Instructions for the task:
Scan the entries for the string "React" and give the number of lines that have it, nothing further.

Records shown:
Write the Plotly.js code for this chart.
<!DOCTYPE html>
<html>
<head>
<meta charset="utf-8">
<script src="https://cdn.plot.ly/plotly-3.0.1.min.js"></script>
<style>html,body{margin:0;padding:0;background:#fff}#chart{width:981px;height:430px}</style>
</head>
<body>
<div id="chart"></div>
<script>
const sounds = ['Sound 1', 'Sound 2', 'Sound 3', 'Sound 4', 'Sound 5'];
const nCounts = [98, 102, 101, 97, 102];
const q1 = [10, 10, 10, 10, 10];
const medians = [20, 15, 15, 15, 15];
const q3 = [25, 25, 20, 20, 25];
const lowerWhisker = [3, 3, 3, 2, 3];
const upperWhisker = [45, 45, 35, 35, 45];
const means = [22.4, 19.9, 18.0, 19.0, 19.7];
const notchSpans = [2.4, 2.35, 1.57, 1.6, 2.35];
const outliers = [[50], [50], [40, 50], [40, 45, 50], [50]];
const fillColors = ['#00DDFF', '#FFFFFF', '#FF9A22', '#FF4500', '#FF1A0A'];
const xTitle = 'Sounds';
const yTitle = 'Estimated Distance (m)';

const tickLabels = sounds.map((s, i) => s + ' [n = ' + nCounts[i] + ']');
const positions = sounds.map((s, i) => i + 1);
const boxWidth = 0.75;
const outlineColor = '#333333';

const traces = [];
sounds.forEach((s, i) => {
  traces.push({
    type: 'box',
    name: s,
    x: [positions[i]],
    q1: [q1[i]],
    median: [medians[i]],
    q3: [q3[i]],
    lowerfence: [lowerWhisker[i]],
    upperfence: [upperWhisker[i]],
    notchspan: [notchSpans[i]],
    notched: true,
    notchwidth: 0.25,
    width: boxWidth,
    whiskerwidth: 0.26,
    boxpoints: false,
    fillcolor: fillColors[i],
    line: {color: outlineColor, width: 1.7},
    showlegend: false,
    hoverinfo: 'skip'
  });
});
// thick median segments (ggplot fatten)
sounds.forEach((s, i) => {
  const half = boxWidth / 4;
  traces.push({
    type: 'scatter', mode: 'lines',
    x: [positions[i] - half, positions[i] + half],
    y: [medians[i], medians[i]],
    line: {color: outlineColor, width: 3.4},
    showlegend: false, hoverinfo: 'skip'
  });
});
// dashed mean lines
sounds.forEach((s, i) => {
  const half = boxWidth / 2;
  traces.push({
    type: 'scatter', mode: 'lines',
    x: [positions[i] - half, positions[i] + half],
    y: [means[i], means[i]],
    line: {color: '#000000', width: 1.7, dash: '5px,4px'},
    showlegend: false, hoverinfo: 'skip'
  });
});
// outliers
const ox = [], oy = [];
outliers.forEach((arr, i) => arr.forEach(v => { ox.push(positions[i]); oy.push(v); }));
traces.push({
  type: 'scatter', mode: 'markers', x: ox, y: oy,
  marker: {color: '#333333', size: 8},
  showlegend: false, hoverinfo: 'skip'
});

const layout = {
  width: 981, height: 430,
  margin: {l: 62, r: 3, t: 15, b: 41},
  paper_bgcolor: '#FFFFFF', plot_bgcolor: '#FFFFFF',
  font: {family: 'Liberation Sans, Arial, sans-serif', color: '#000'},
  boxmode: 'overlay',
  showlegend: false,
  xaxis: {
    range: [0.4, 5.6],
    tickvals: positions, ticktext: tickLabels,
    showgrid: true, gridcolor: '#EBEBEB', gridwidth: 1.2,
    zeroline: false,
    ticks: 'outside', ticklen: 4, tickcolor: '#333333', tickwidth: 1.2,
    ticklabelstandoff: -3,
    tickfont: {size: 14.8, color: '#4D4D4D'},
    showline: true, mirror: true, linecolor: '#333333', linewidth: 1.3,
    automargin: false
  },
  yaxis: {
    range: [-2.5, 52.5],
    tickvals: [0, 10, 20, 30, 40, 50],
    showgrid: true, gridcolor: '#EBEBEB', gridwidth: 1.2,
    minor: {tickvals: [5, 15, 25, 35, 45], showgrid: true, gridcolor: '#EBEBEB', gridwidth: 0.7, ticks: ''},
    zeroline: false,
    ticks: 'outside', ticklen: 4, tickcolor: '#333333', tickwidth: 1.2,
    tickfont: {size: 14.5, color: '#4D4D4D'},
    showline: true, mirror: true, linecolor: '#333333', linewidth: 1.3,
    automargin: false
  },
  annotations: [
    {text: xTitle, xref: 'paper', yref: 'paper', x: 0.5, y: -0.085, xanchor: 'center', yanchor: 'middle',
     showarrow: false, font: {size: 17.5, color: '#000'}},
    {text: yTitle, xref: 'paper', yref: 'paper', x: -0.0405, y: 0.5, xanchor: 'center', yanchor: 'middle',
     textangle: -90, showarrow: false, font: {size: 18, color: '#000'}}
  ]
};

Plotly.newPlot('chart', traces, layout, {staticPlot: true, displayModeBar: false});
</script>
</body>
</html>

* * *

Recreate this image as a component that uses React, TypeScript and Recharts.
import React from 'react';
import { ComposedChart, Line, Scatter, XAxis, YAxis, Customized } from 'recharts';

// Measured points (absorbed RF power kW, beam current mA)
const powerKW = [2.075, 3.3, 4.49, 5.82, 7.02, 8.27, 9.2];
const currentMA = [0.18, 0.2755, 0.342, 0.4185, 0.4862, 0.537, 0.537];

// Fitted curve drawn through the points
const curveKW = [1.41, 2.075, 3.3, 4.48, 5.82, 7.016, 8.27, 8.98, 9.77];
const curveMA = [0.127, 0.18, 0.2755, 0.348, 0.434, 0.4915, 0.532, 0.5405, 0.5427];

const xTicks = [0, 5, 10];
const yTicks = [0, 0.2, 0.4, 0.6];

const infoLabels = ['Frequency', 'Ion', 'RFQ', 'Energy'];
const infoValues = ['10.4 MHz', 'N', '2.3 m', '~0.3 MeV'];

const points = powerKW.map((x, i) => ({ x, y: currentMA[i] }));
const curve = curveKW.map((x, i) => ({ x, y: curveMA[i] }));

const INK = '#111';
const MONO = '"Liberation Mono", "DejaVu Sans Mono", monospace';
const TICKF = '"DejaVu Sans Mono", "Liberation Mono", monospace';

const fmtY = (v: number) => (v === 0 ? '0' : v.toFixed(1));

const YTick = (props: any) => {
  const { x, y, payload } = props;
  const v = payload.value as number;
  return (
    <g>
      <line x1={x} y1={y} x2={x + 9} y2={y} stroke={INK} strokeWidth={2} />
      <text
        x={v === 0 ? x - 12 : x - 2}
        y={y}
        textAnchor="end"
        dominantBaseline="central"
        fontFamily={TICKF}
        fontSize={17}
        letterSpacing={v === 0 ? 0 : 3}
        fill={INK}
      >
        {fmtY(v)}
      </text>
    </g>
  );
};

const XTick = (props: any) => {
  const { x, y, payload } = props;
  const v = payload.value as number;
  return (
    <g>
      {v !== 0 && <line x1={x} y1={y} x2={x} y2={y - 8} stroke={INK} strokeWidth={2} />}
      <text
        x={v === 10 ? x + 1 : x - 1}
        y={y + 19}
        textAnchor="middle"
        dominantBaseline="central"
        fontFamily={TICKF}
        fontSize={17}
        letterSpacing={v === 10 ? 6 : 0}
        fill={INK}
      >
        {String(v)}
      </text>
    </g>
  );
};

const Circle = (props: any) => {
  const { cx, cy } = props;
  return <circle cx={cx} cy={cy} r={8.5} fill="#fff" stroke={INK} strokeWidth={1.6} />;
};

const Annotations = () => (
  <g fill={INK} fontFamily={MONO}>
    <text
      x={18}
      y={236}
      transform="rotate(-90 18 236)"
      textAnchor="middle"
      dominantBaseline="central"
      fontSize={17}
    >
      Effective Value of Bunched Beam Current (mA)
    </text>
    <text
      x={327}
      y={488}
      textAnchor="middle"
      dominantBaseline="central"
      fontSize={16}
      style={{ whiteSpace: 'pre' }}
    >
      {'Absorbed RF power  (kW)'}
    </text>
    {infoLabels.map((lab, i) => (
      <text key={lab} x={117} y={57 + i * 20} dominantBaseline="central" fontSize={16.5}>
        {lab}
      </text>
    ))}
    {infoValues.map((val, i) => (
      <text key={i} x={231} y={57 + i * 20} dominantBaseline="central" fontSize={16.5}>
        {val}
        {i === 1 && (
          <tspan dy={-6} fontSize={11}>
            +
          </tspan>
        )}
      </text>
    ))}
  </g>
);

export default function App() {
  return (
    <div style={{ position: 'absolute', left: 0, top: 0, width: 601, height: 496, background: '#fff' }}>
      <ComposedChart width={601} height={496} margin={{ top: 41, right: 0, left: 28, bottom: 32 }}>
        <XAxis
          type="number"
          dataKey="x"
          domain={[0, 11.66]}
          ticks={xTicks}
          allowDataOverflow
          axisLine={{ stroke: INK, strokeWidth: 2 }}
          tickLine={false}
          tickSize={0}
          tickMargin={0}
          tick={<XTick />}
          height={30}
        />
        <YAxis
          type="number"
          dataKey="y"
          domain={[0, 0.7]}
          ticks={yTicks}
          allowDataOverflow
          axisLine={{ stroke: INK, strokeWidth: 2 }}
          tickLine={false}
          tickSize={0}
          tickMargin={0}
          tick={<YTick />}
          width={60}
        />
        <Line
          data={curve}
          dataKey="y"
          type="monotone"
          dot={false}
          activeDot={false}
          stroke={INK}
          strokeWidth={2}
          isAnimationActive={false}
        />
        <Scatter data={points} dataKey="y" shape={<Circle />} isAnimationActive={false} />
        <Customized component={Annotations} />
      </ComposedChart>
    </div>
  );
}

Exercise solution:
2